**EXERCISE DESCRIPTION**
Select every line below containing the word "matplotlib".

**GIVEN MATERIAL**
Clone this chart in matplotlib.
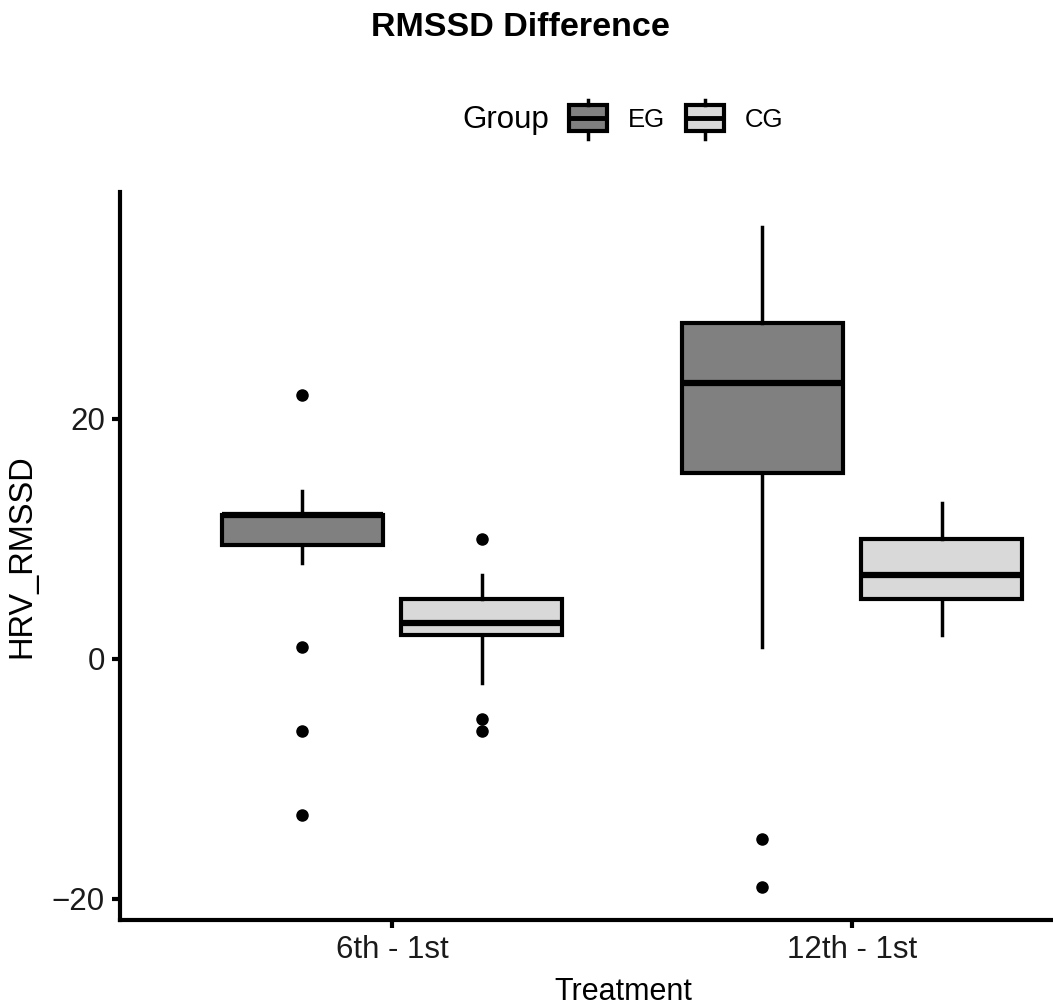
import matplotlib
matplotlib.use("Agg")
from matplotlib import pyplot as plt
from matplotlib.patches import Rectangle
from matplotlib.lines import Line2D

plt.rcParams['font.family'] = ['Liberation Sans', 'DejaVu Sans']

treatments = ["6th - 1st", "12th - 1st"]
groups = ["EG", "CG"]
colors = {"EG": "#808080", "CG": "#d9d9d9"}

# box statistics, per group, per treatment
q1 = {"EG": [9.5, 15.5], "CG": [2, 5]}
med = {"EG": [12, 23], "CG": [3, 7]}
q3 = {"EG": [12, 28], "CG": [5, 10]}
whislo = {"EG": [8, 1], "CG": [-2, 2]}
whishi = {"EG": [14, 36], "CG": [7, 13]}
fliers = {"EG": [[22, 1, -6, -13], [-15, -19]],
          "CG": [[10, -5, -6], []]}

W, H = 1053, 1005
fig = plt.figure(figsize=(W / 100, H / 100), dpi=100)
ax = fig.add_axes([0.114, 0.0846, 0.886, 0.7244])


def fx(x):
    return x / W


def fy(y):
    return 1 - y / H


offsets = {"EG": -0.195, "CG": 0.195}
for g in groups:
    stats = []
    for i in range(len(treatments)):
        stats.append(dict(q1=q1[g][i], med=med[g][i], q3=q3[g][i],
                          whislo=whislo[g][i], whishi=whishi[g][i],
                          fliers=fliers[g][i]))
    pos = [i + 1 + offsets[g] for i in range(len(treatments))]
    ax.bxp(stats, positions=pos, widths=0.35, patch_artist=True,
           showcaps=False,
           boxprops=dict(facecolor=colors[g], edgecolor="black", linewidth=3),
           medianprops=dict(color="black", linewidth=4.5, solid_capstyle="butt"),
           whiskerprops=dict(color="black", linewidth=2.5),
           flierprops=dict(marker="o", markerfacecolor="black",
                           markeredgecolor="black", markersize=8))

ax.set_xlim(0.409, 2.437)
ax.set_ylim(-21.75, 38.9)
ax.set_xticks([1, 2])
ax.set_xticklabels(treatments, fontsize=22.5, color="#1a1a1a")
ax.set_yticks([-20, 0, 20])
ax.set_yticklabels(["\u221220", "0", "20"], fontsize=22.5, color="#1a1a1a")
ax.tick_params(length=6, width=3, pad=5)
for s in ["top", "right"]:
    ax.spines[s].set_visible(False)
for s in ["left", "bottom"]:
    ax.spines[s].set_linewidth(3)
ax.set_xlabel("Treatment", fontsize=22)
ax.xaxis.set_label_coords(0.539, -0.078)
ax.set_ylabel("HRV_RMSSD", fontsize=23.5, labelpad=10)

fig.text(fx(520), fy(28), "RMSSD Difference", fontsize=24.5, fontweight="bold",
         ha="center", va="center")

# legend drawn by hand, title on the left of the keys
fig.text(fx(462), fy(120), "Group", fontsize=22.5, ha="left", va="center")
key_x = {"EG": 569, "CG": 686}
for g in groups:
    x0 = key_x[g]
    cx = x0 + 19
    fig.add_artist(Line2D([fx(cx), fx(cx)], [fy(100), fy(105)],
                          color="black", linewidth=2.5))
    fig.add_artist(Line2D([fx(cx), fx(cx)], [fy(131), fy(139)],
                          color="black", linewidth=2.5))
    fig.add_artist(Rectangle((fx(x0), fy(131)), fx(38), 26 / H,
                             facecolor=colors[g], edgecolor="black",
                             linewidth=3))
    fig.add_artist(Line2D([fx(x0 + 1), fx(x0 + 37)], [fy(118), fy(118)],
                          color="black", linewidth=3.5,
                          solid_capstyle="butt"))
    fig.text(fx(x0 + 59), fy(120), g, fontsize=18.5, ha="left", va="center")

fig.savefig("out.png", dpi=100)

**CORRECT RESPONSE**
Clone this chart in matplotlib.
import matplotlib
matplotlib.use("Agg")
from matplotlib import pyplot as plt
from matplotlib.patches import Rectangle
from matplotlib.lines import Line2D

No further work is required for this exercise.